The Princess and I had a very traumatic choir practice the other night. The choir director for the Christmas carol service came (an important man who was far less interested in us than our normal choir director). The choir launched into various hymns (unknown to the Princess and me) in 5 parts. Sitting between the altos and the sopranos, with another three parts going on in the surrounding pews, and with no idea how to read music, I felt that I had zero chance of picking up any of the tunes. I was correct.
“Descant!” said the director. “What,” I hissed to the nice lady beside me, “is a descant?” Oh Lord.
Later one of the younger teenagers sang “Walking in the Air” alone. “That was lovely,” I said to her mother. Her mother repeated it to her and I heard her reply witheringly to her mother’s mortification “Anne, doesn’t even know what a descant is.”
The carol service is on Christmas Eve. The Princess and I are nervous. I think only prayer can help us now.
tabliope says
How rude!
I wish you greatness or that you are so comically awful that people will talk about it for years to come, along with your ignorance of the descant.
Peggy says
Ask your friend Google. He knows everything.
I have sang in a choir myself as a teenager without knowing how to read music. The only concert i ever did was in psychiatric hospital for Christmas (don’t laugh). I guess the audience did not mind.
disgruntled says
They do sound an unwelcoming bunch. Our choir is happy to have anyone join and it’s a bonus if they’re not actually deaf. Plus we get home baking in the interval.
Jennifer says
How many tenors does it take to change a lightbulb?
100. One to change the bulb and 99 to say”why wasn’t I asked?”
belgianwaffle says
Tabliope, I fear the latter…
Peggy, not laughing, no indeed, far be it from me etc.
Disgruntled, I think we just joined at the wrong time of the year.
Jennifer, yes, we have seen some of that in our choir alright.

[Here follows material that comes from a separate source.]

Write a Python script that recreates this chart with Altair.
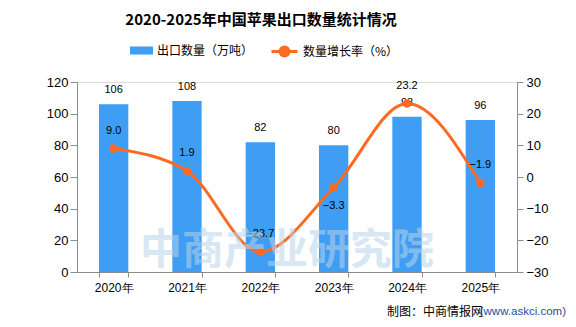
import altair as alt
import pandas as pd

years = ["2020年", "2021年", "2022年", "2023年", "2024年", "2025年"]
export_volume = [106, 108, 82, 80, 98, 96]
growth_rate = [9.0, 1.9, -23.7, -3.3, 23.2, -1.9]
left_ticks = [0, 20, 40, 60, 80, 100, 120]
right_ticks = [-30, -20, -10, 0, 10, 20, 30]

bar_name = "出口数量（万吨）"
line_name = "数量增长率（%）"
title_text = "2020-2025年中国苹果出口数量统计情况"
footer_black = "制图：中商情报网"
footer_blue = "(www.askci.com)"
watermark = "中商产业研究院"

df = pd.DataFrame({"year": years, "export": export_volume, "growth": growth_rate})

BLUE = "#3f9ef3"
ORANGE = "#ff6a22"
AXIS_GRAY = "#8c8c8c"
W, H = 440, 190

x_enc = alt.X("year:N", sort=years, title="",
              scale=alt.Scale(paddingInner=0.6, paddingOuter=0.3),
              axis=alt.Axis(labelAngle=0, tickBand="extent", labelFontSize=12,
                            labelFont="Liberation Sans", labelColor="#000",
                            domainColor=AXIS_GRAY, tickColor=AXIS_GRAY, tickSize=5,
                            labelPadding=5))

y_left = alt.Y("export:Q", title="", scale=alt.Scale(domain=[0, 120], nice=False),
               axis=alt.Axis(values=left_ticks, tickCount=7, grid=False,
                             labelOverlap=False,
                             labelFontSize=13, labelFont="Liberation Sans", labelColor="#000",
                             domainColor=AXIS_GRAY, tickColor=AXIS_GRAY, tickSize=7,
                             labelPadding=2))

y_right = alt.Y("growth:Q", title="", scale=alt.Scale(domain=[-30, 30], nice=False),
                axis=alt.Axis(orient="right", values=right_ticks, tickCount=7, grid=False,
                              labelOverlap=False,
                              labelFontSize=13, labelFont="Liberation Sans", labelColor="#000",
                              domainColor=AXIS_GRAY, tickColor=AXIS_GRAY, tickSize=6,
                              labelPadding=3))

base = alt.Chart(df)

bars = base.mark_bar(color=BLUE).transform_calculate(s=f"'{bar_name}'").encode(
    x=x_enc,
    y=y_left,
    color=alt.Color("s:N", scale=alt.Scale(range=[BLUE]),
                    legend=alt.Legend(title=None, orient="none", legendX=53, legendY=-43,
                                      symbolType="M-1,-0.35H1V0.35H-1Z", symbolSize=529,
                                      labelFontSize=12, labelFont="Noto Sans CJK SC",
                                      labelColor="#000", symbolStrokeWidth=0,
                                      symbolOpacity=1)),
)

bar_text = base.mark_text(dy=-14, fontSize=11, font="Liberation Sans", color="#000").encode(
    x=x_enc,
    y=y_left,
    text=alt.Text("export:Q", format="d"),
)

left = alt.layer(bars, bar_text)

line = base.mark_line(interpolate="monotone", strokeWidth=3).transform_calculate(
    s=f"'{line_name}'").encode(
    x=x_enc,
    y=y_right,
    color=alt.Color("s:N", scale=alt.Scale(range=[ORANGE]),
                    legend=alt.Legend(title=None, orient="none", legendX=193, legendY=-45,
                                      symbolType="M-1,0H1M0.34,0A0.34,0.34 0 1 1 -0.34,0A0.34,0.34 0 1 1 0.34,0Z",
                                      symbolSize=676, symbolStrokeWidth=3,
                                      symbolFillColor=ORANGE, symbolStrokeColor=ORANGE,
                                      labelFontSize=12, labelFont="Noto Sans CJK SC",
                                      labelColor="#000")),
)

points = base.mark_point(filled=True, size=70, color=ORANGE, opacity=1).encode(
    x=x_enc,
    y=y_right,
)

line_text_up = base.transform_filter(alt.datum.year != "2023年").mark_text(
    dy=-18, fontSize=11, font="Liberation Sans", color="#000").encode(
    x=x_enc,
    y=y_right,
    text=alt.Text("growth:Q", format=".1f"),
)
line_text_down = base.transform_filter(alt.datum.year == "2023年").mark_text(
    dy=19, fontSize=11, font="Liberation Sans", color="#000").encode(
    x=x_enc,
    y=y_right,
    text=alt.Text("growth:Q", format=".1f"),
)

right = alt.layer(line, points, line_text_up, line_text_down)

deco = pd.DataFrame({"t": [watermark]})
wm = alt.Chart(deco).mark_text(fontSize=42, font="Noto Sans CJK SC", fontWeight="bold",
                               color="#b8d4ea", opacity=0.55).encode(
    x=alt.value(210), y=alt.value(169), text="t:N")

foot1 = alt.Chart(pd.DataFrame({"t": [footer_black]})).mark_text(
    align="right", fontSize=12, font="Noto Sans CJK SC", color="#000").encode(
    x=alt.value(406), y=alt.value(230), text="t:N")
foot2 = alt.Chart(pd.DataFrame({"t": [footer_blue]})).mark_text(
    align="right", fontSize=11.5, font="Liberation Sans", color="#1f4e9c").encode(
    x=alt.value(489), y=alt.value(230), text="t:N")

chart = alt.layer(left, right, wm, foot1, foot2).resolve_scale(
    y="independent", color="independent"
).properties(
    width=W, height=H,
    title=alt.TitleParams(title_text, fontSize=15, fontWeight="bold", font="Noto Sans CJK SC",
                          color="#000", anchor="middle", frame="group", dx=-36, offset=9),
    autosize=alt.AutoSizeParams(type="none"),
    padding={"left": 77, "top": 82, "right": 59, "bottom": 55},
).configure_view(stroke=None).configure(background="white")

chart.save("out.html", embed_options={"renderer": "svg", "actions": False})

Oh everyone, it’s tonight. Keep your fingers crossed for us.
BroLo says
My dad can’t carry a note in a bucket, but he sings every hymn with gusto. The sister who tried to instill the spirit of Vatican II in our parish by teaching us those awful Ray Repp and Carey Landry hymns told us that God didn’t care how good our voices were, but only that we gave it our all. Some choir directors are apparently not of the same mind as God.
Praxis says
How did it go?
belgianwaffle says
BroLo, very much not in the same spirit. However, as you and Praxis will be glad to hear, it was alright on the night. Broadly.